• **Data extract**
────────────────

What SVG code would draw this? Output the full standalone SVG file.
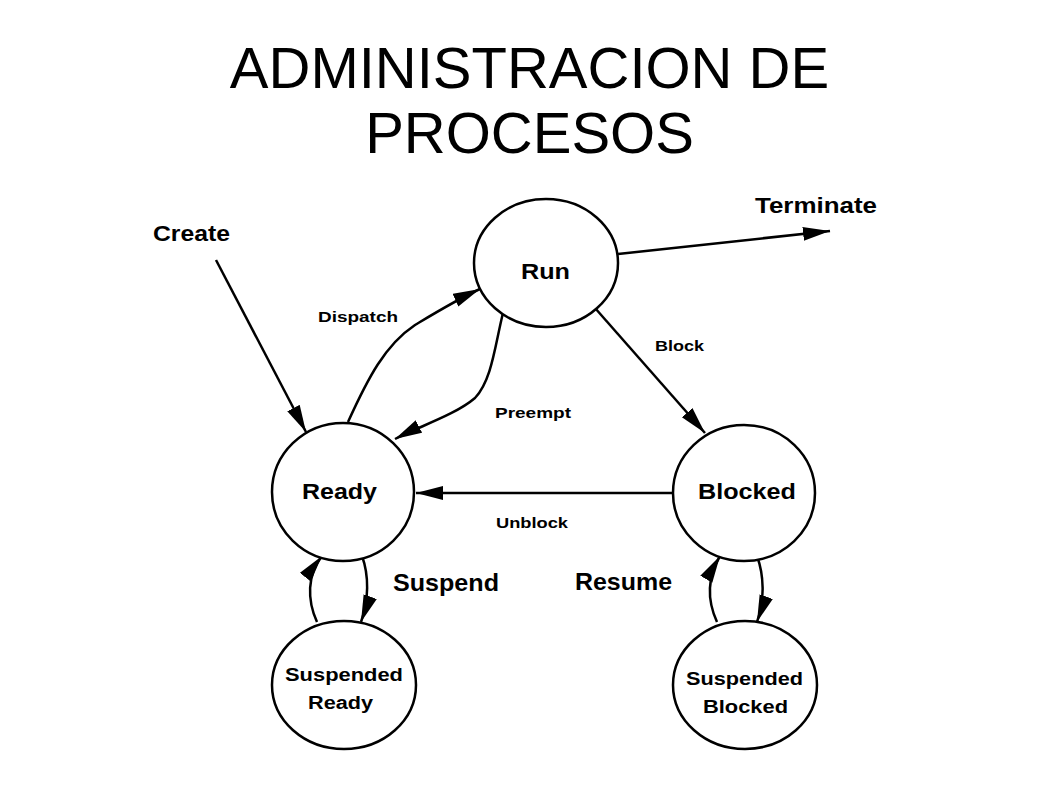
<svg xmlns="http://www.w3.org/2000/svg" width="1058" height="793" viewBox="0 0 1058 793">
<style>
.title{font-family:"Liberation Sans",Arial,sans-serif;font-size:58px;fill:#000;text-anchor:middle}
.lbl{font-family:"Liberation Sans",Arial,sans-serif;font-weight:bold;fill:#000}
.big{font-size:22px}
.med{font-size:24px}
.sm{font-size:15px}
.nd{font-size:18px}
.node{fill:#fff;stroke:#000;stroke-width:2.5}
.edge{fill:none;stroke:#000;stroke-width:2.5;marker-end:url(#ah)}
</style>
<defs>
<marker id="ah" markerUnits="userSpaceOnUse" markerWidth="30" markerHeight="16" refX="27" refY="7" orient="auto">
<path d="M0,0 L27,7 L0,14 z" fill="#000"/>
</marker>
</defs>
<rect width="1058" height="793" fill="#fff"/>
<text class="title" x="529.5" y="88">ADMINISTRACION DE</text>
<text class="title" x="529.5" y="153">PROCESOS</text>

<g id="connectors">
<path class="edge" d="M216,260 L306,432"/>
<path class="edge" d="M348,422 C368,378 385,345 415,325 C440,310 458,299 480,289"/>
<path class="edge" d="M503,313 C495,345 492,380 475,398 C455,415 420,426 395,439"/>
<path class="edge" d="M673,493 L416,493"/>
<path class="edge" d="M595,308 L705,433"/>
<path class="edge" d="M618,254 L830,231"/>
<path class="edge" d="M317,622 C307,600 307,575 322,556"/>
<path class="edge" d="M362,556 C369,575 369,600 361,622"/>
<path class="edge" d="M717,622 C707,600 707,578 720,556"/>
<path class="edge" d="M757,556 C764,575 765,600 757,622"/>
<text class="lbl big" x="153" y="241" textLength="77" lengthAdjust="spacingAndGlyphs">Create</text>
<text class="lbl big" x="755" y="213" textLength="122" lengthAdjust="spacingAndGlyphs">Terminate</text>
<text class="lbl sm" x="318" y="322" textLength="80" lengthAdjust="spacingAndGlyphs">Dispatch</text>
<text class="lbl sm" x="495" y="418" textLength="76" lengthAdjust="spacingAndGlyphs">Preempt</text>
<text class="lbl sm" x="655" y="351" textLength="49" lengthAdjust="spacingAndGlyphs">Block</text>
<text class="lbl sm" x="496" y="528" textLength="72" lengthAdjust="spacingAndGlyphs">Unblock</text>
<text class="lbl med" x="393" y="591" textLength="106" lengthAdjust="spacingAndGlyphs">Suspend</text>
<text class="lbl med" x="575" y="590" textLength="97" lengthAdjust="spacingAndGlyphs">Resume</text>
</g>

<g id="run">
<ellipse class="node" cx="546" cy="263" rx="72" ry="64"/>
<text class="lbl big" x="521" y="279" textLength="49" lengthAdjust="spacingAndGlyphs">Run</text>
</g>
<g id="ready">
<ellipse class="node" cx="343" cy="492" rx="71" ry="69"/>
<text class="lbl big" x="302" y="499" textLength="75" lengthAdjust="spacingAndGlyphs">Ready</text>
</g>
<g id="blocked">
<ellipse class="node" cx="744" cy="493" rx="71" ry="68"/>
<text class="lbl big" x="698" y="499" textLength="98" lengthAdjust="spacingAndGlyphs">Blocked</text>
</g>
<g id="suspended-ready">
<ellipse class="node" cx="344" cy="685" rx="72" ry="64"/>
<text class="lbl nd" x="285" y="681" textLength="118" lengthAdjust="spacingAndGlyphs">Suspended</text>
<text class="lbl nd" x="308" y="709" textLength="65" lengthAdjust="spacingAndGlyphs">Ready</text>
</g>
<g id="suspended-blocked">
<ellipse class="node" cx="745" cy="685" rx="72" ry="64"/>
<text class="lbl nd" x="686" y="685" textLength="117" lengthAdjust="spacingAndGlyphs">Suspended</text>
<text class="lbl nd" x="703" y="713" textLength="85" lengthAdjust="spacingAndGlyphs">Blocked</text>
</g>
</svg>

────────────────

• **Exercise directions**
Exclude the pictures, and transcribe all of the material exactly.

• **Expected output**
What SVG code would draw this? Output the full standalone SVG file.
<svg xmlns="http://www.w3.org/2000/svg" width="1058" height="793" viewBox="0 0 1058 793">
<style>
.title{font-family:"Liberation Sans",Arial,sans-serif;font-size:58px;fill:#000;text-anchor:middle}
.lbl{font-family:"Liberation Sans",Arial,sans-serif;font-weight:bold;fill:#000}
.big{font-size:22px}
.med{font-size:24px}
.sm{font-size:15px}
.nd{font-size:18px}
.node{fill:#fff;stroke:#000;stroke-width:2.5}
.edge{fill:none;stroke:#000;stroke-width:2.5;marker-end:url(#ah)}
</style>
<defs>
<marker id="ah" markerUnits="userSpaceOnUse" markerWidth="30" markerHeight="16" refX="27" refY="7" orient="auto">
<path d="M0,0 L27,7 L0,14 z" fill="#000"/>
</marker>
</defs>
<rect width="1058" height="793" fill="#fff"/>
<text class="title" x="529.5" y="88">ADMINISTRACION DE</text>
<text class="title" x="529.5" y="153">PROCESOS</text>

<g id="connectors">
<path class="edge" d="M216,260 L306,432"/>
<path class="edge" d="M348,422 C368,378 385,345 415,325 C440,310 458,299 480,289"/>
<path class="edge" d="M503,313 C495,345 492,380 475,398 C455,415 420,426 395,439"/>
<path class="edge" d="M673,493 L416,493"/>
<path class="edge" d="M595,308 L705,433"/>
<path class="edge" d="M618,254 L830,231"/>
<path class="edge" d="M317,622 C307,600 307,575 322,556"/>
<path class="edge" d="M362,556 C369,575 369,600 361,622"/>
<path class="edge" d="M717,622 C707,600 707,578 720,556"/>
<path class="edge" d="M757,556 C764,575 765,600 757,622"/>
<text class="lbl big" x="153" y="241" textLength="77" lengthAdjust="spacingAndGlyphs">Create</text>
<text class="lbl big" x="755" y="213" textLength="122" lengthAdjust="spacingAndGlyphs">Terminate</text>
<text class="lbl sm" x="318" y="322" textLength="80" lengthAdjust="spacingAndGlyphs">Dispatch</text>
<text class="lbl sm" x="495" y="418" textLength="76" lengthAdjust="spacingAndGlyphs">Preempt</text>
<text class="lbl sm" x="655" y="351" textLength="49" lengthAdjust="spacingAndGlyphs">Block</text>
<text class="lbl sm" x="496" y="528" textLength="72" lengthAdjust="spacingAndGlyphs">Unblock</text>
<text class="lbl med" x="393" y="591" textLength="106" lengthAdjust="spacingAndGlyphs">Suspend</text>
<text class="lbl med" x="575" y="590" textLength="97" lengthAdjust="spacingAndGlyphs">Resume</text>
</g>

<g id="run">
<ellipse class="node" cx="546" cy="263" rx="72" ry="64"/>
<text class="lbl big" x="521" y="279" textLength="49" lengthAdjust="spacingAndGlyphs">Run</text>
</g>
<g id="ready">
<ellipse class="node" cx="343" cy="492" rx="71" ry="69"/>
<text class="lbl big" x="302" y="499" textLength="75" lengthAdjust="spacingAndGlyphs">Ready</text>
</g>
<g id="blocked">
<ellipse class="node" cx="744" cy="493" rx="71" ry="68"/>
<text class="lbl big" x="698" y="499" textLength="98" lengthAdjust="spacingAndGlyphs">Blocked</text>
</g>
<g id="suspended-ready">
<ellipse class="node" cx="344" cy="685" rx="72" ry="64"/>
<text class="lbl nd" x="285" y="681" textLength="118" lengthAdjust="spacingAndGlyphs">Suspended</text>
<text class="lbl nd" x="308" y="709" textLength="65" lengthAdjust="spacingAndGlyphs">Ready</text>
</g>
<g id="suspended-blocked">
<ellipse class="node" cx="745" cy="685" rx="72" ry="64"/>
<text class="lbl nd" x="686" y="685" textLength="117" lengthAdjust="spacingAndGlyphs">Suspended</text>
<text class="lbl nd" x="703" y="713" textLength="85" lengthAdjust="spacingAndGlyphs">Blocked</text>
</g>
</svg>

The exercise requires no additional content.